Sales Lesson #25: Mistakes Are Good Things. Make That GREAT Things.
Bob Oros is another sales trainer and coach I know and admire.
This reminder came via this morning’s email.
It definitely is worth a read.
Thanks Bob.
Here’s a real problem — we don’t get recognition for our failures, only our success. At the sales meetings the recognition always goes to one with the highest sales volume. This recognition is, of course, their just reward.
However, how does it make everyone else feel?
We reward success to the point that if you are not in the top ten percent you feel insignificant or unimportant. You work just as hard, make just as many sales calls and presentations, ask for the order, yet things just don’t seem to come together. And then, at every sales meeting, your feeling of having only mediocre sales ability is reinforced.

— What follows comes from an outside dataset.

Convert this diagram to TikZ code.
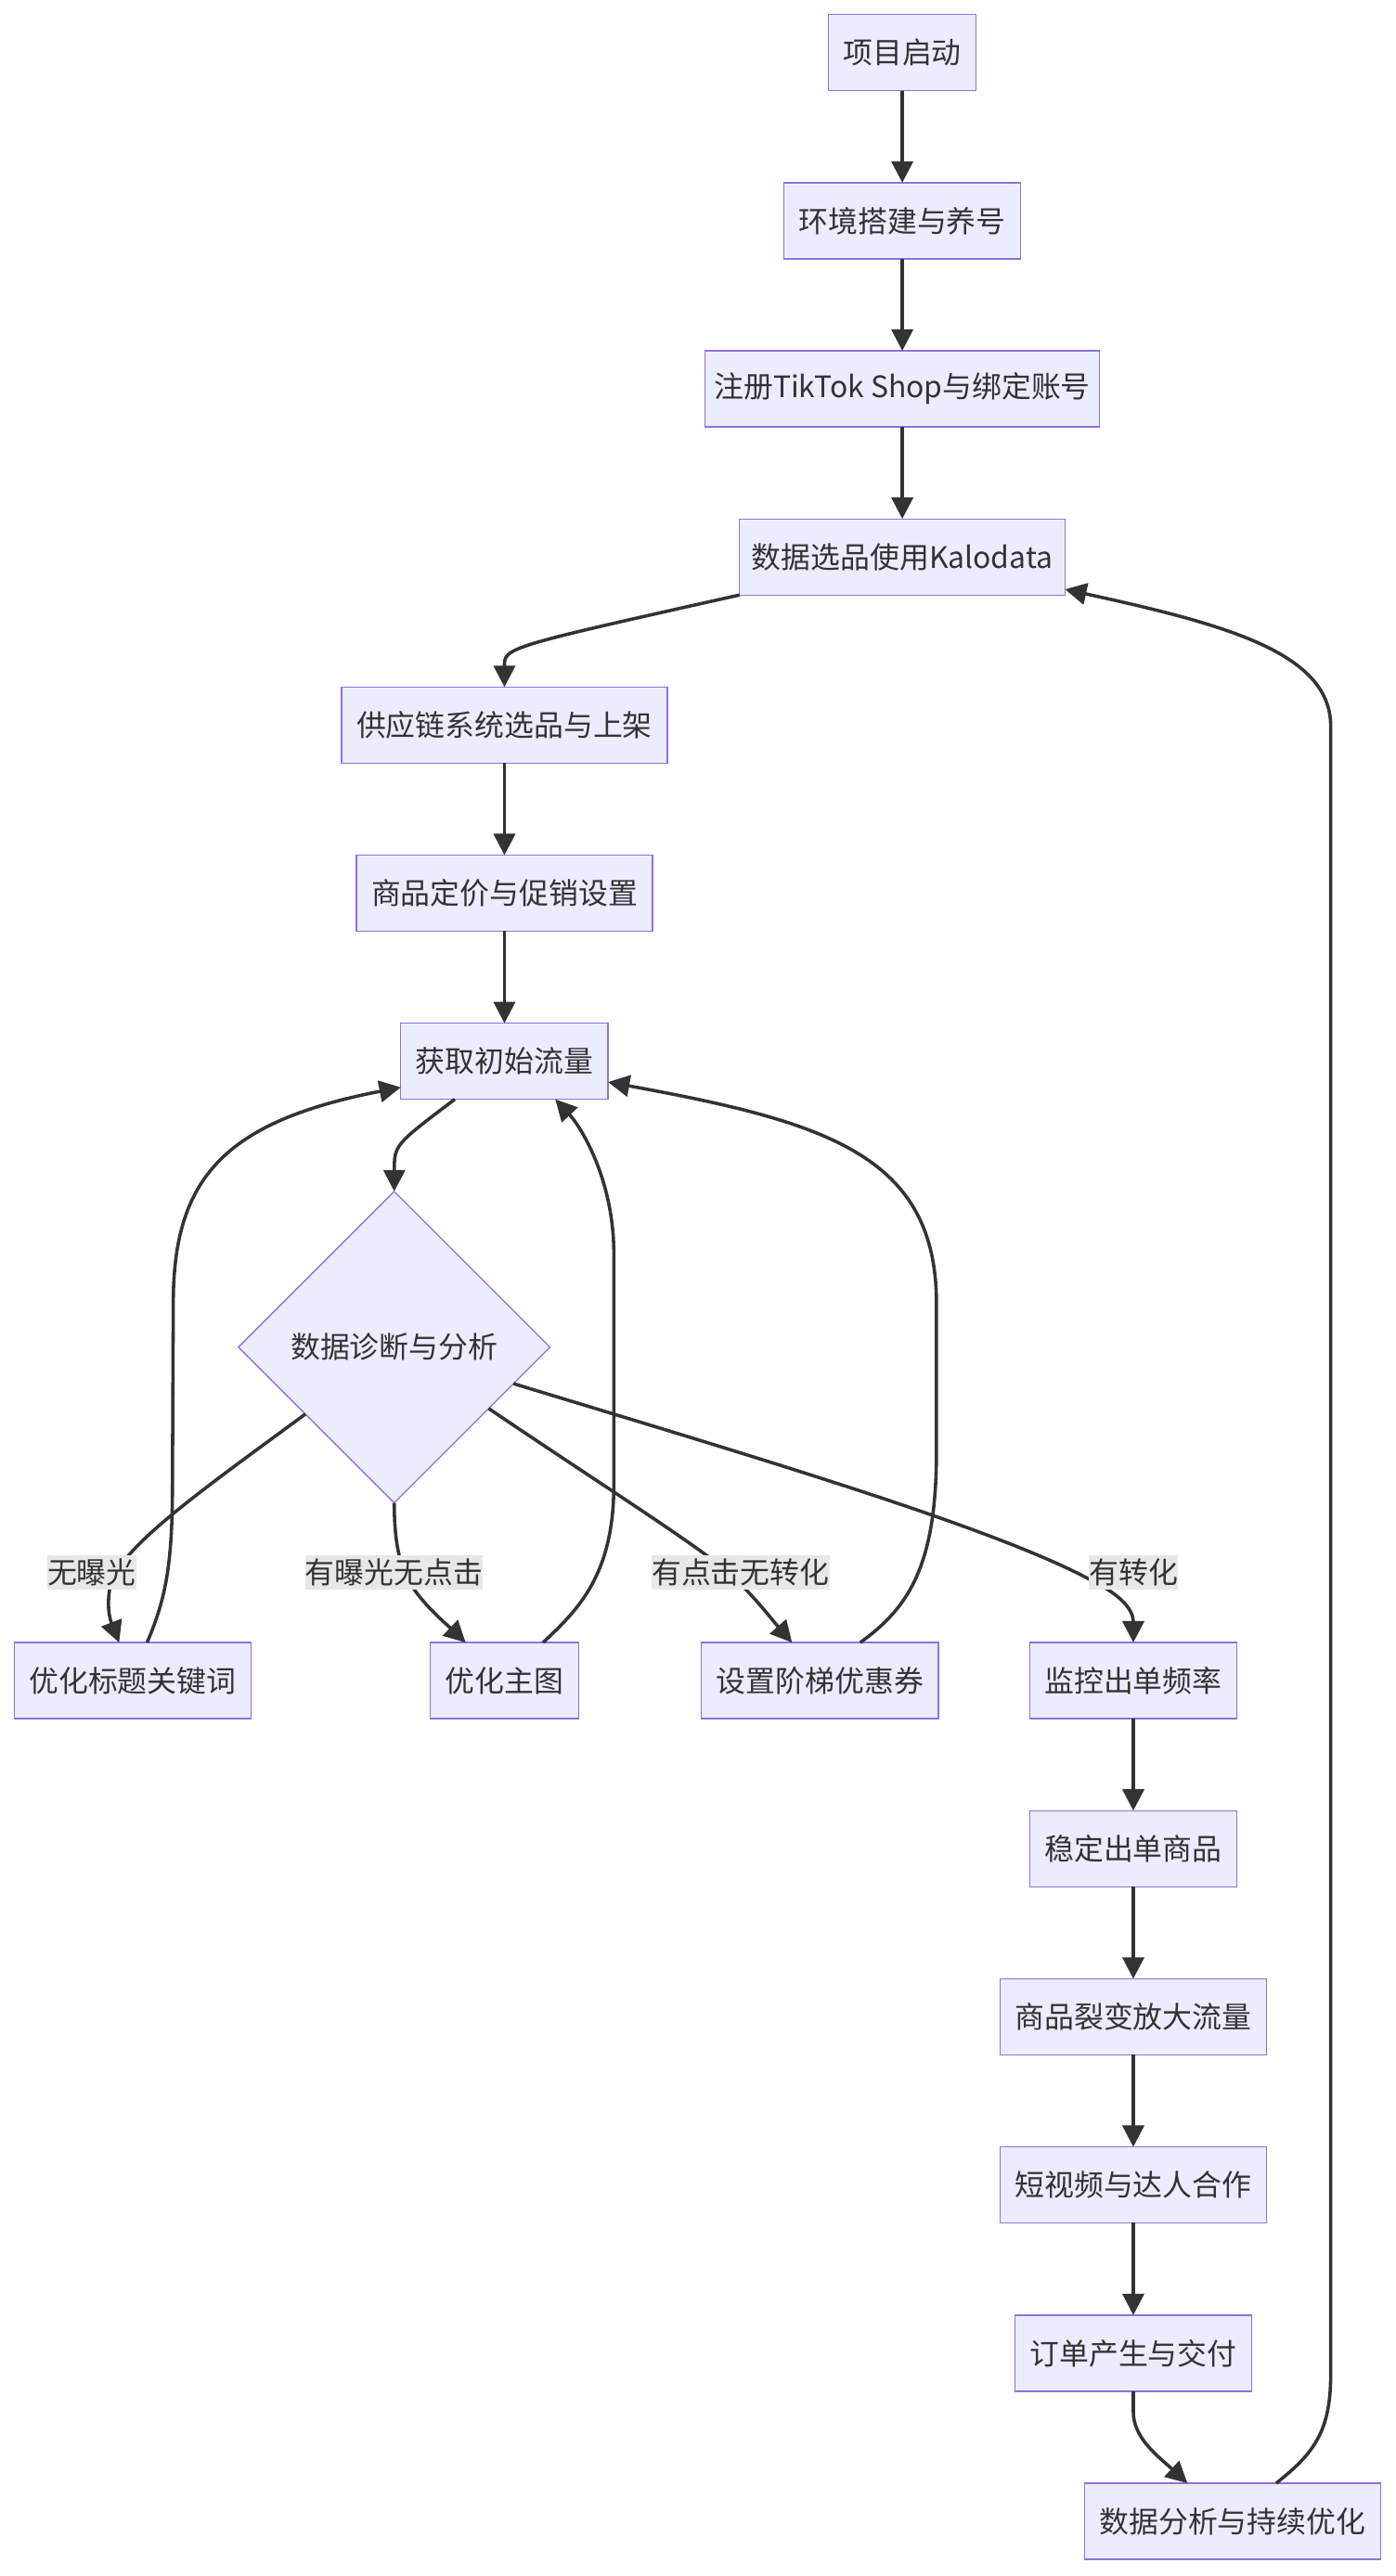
\documentclass[tikz,border=0pt]{standalone}
\usepackage{fontspec}
\newfontfamily\cjkf{Noto Sans CJK SC}
\usetikzlibrary{arrows.meta,shapes.geometric}
\definecolor{boxfill}{HTML}{ECECFF}
\definecolor{boxline}{HTML}{9370DB}
\definecolor{ink}{HTML}{333333}
\definecolor{lblbg}{HTML}{E8E8E8}
\begin{document}
\begin{tikzpicture}[x=1pt,y=-1pt,
  box/.style={draw=boxline, fill=boxfill, line width=0.75pt, minimum height=46.1pt,
    inner sep=0pt, outer sep=0pt, text=ink, font=\cjkf\fontsize{17.93pt}{21.1pt}\selectfont},
  decision/.style={diamond, aspect=1, draw=boxline, fill=boxfill, line width=0.75pt,
    minimum width=188.8pt, minimum height=188.8pt, inner sep=0pt, outer sep=0pt,
    text=ink, font=\cjkf\fontsize{17.93pt}{21.1pt}\selectfont},
  lbl/.style={fill=lblbg, inner sep=0pt, minimum height=21.1pt, text=ink,
    font=\cjkf\fontsize{17.93pt}{21.1pt}\selectfont},
  conn/.style={draw=ink, line width=2pt, -{Triangle[length=13pt,width=13pt]}}]
\useasboundingbox (0,0) rectangle (846,1561.5);
\fill[white] (0,0) rectangle (846,1561.5);

% nodes
\node[box, minimum width=89.7pt]  (n1)   at (546.8,31.9)  {项目启动};
\node[box, minimum width=143.5pt] (n2)   at (546.8,133.8) {环境搭建与养号};
\node[box, minimum width=238.9pt] (n3)   at (546.8,235.7) {注册TikTok Shop与绑定账号};
\node[box, minimum width=197.2pt] (kalo) at (546.8,337.6) {数据选品使用Kalodata};
\node[box, minimum width=197.3pt] (sc)   at (305.7,439.5) {供应链系统选品与上架};
\node[box, minimum width=179.4pt] (pr)   at (305.7,541.4) {商品定价与促销设置};
\node[box, minimum width=125.6pt] (gq)   at (305.7,643.3) {获取初始流量};
\node[decision] (dia) at (238.9,816.6) {数据诊断与分析};
\node[box, minimum width=143.5pt] (t1)   at (80.4,1018.7)  {优化标题关键词};
\node[box, minimum width=89.7pt]  (t2)   at (305.7,1018.7) {优化主图};
\node[box, minimum width=143.5pt] (t3)   at (496.9,1018.7) {设置阶梯优惠券};
\node[box, minimum width=125.6pt] (t4)   at (686.8,1018.7) {监控出单频率};
\node[box, minimum width=125.6pt] (st)   at (686.8,1120.6) {稳定出单商品};
\node[box, minimum width=161.4pt] (fx)   at (686.8,1222.5) {商品裂变放大流量};
\node[box, minimum width=161.4pt] (sv)   at (686.8,1324.4) {短视频与达人合作};
\node[box, minimum width=143.5pt] (od)   at (686.8,1426.4) {订单产生与交付};
\node[box, minimum width=179.4pt] (da)   at (746.9,1528.3) {数据分析与持续优化};

% straight connectors
\draw[conn] (n1.south) -- (n2.north);
\draw[conn] (n2.south) -- (n3.north);
\draw[conn] (n3.south) -- (kalo.north);
\draw[conn] (sc.south) -- (pr.north);
\draw[conn] (pr.south) -- (gq.north);
\draw[conn] (t4.south) -- (st.north);
\draw[conn] (st.south) -- (fx.north);
\draw[conn] (fx.south) -- (sv.north);
\draw[conn] (sv.south) -- (od.north);

% curved connectors
\draw[conn] (kalo.south west) .. controls (305.7,392.5) and (305.7,392.5) .. (sc.north);
\draw[conn] ([xshift=-30.1pt]gq.south) .. controls (239,694) and (239,694) .. (dia.north);
\draw[conn] (dia.217.2) .. controls (120,905) and (70,940) .. (66.5,963)
  .. controls (64,978) and (68.5,986) .. ([xshift=-8.2pt]t1.north);
\draw[conn] (dia.south) .. controls (239,935) and (242,950) .. (250,962)
  .. controls (258,974) and (270,984) .. ([xshift=-23.5pt]t2.north);
\draw[conn] (dia.-33.6) .. controls (360,897) and (420,935) .. (440,952)
  .. controls (456,966) and (468,982) .. ([xshift=-16.9pt]t3.north);
\draw[conn] (dia.-17.4) .. controls (450,881) and (600,925) .. (660,957.2)
  .. controls (678,966) and (686.8,975) .. (t4.north);
\draw[conn] ([xshift=8.75pt]t1.north) .. controls (100,970) and (104.5,950) .. (104.5,900)
  -- (105,790) .. controls (105,715) and (135,680) .. ([yshift=-15.8pt]gq.west);
\draw[conn] ([xshift=23.4pt]t2.north) .. controls (350,976) and (372,955) .. (372,900)
  -- (372,760) .. controls (372,715) and (352,683) .. ([xshift=30.8pt]gq.south);
\draw[conn] ([xshift=24.4pt]t3.north) .. controls (550,975) and (567.5,950) .. (567.5,880)
  -- (567.5,790) .. controls (567.5,700) and (500,680) .. ([yshift=-12.6pt]gq.east);
\draw[conn] (od.south) -- (686.8,1462) .. controls (686.8,1478) and (702,1489) .. ([xshift=-27.3pt]da.north);
\draw[conn] ([xshift=26.5pt]da.north) .. controls (795,1488) and (806.4,1475) .. (806.4,1440)
  -- (806.4,440) .. controls (806.4,395) and (740,378) .. ([yshift=-19.6pt]kalo.east);

% edge labels
\node[lbl, minimum width=53.8pt]  (l1) at (55.6,953.2)  {无曝光};
\node[lbl, minimum width=107.6pt] (l2) at (238.7,953.2) {有曝光无点击};
\node[lbl, minimum width=107.6pt] (l3) at (448.8,953.2) {有点击无转化};
\node[lbl, minimum width=53.8pt]  (l4) at (686.9,953.2) {有转化};
\end{tikzpicture}
\end{document}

We think we are reinforcing success, and we are for those few who exceeded their sales objective this month, yet we are actually reinforcing failure in everyone else. If you have had these feelings it doesn’t mean the system is at fault, it means our attitude towards failure is at fault.
Experiences that are continually unsuccessful can discourage us and decrease our desire for success. What we need is something on a personal level that will keep us feeling successful. That something is how we define mistakes and failures. There is only one way reach that single goal every sales person has; exceed their sales objective. That way is to go through the ” tunnel” of painful experience. Along the wall of this tunnel are the inscriptions of those who went before you and gave up. You know what they are: “This is not worth it”; “There must be a better way to make a living”; “I’m going back to school and get a real job”; “All the good territories are already taken”; “The competition is ruthless”; “I’m going to try selling a different line”; “They expect too much”; “How can they expect to sell anything at these prices”; etc.

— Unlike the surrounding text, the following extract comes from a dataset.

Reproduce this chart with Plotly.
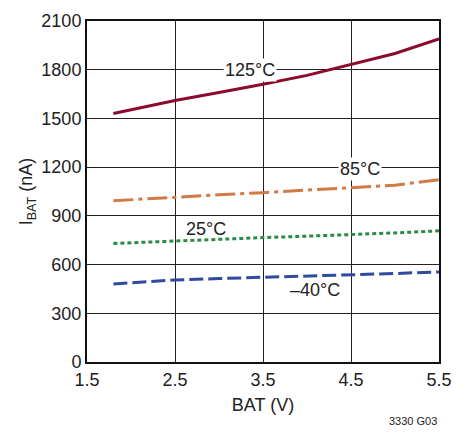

The light at the end of the tunnel went out for these people who were not “cut out to be in sales”. They saw only the glamour of being independent with opportunity to earn “easy” money. They didn’t realize that they had to “cut themselves out” to succeed in this business. This tunnel is designed as a filter, it weeds out those who are not willing to pay the price.
There is only one way through the tunnel and that is to keep going. You can always go on for one more day. Stick it out for one more week. Hang in there one more month. And then, all of a sudden, just when you are ready to give up, everything will come together. You will be the one getting the recognition. Then everyone will be telling you how lucky you are. That you got all the breaks, had the best territory and the easiest customers to work with. You and I will know better.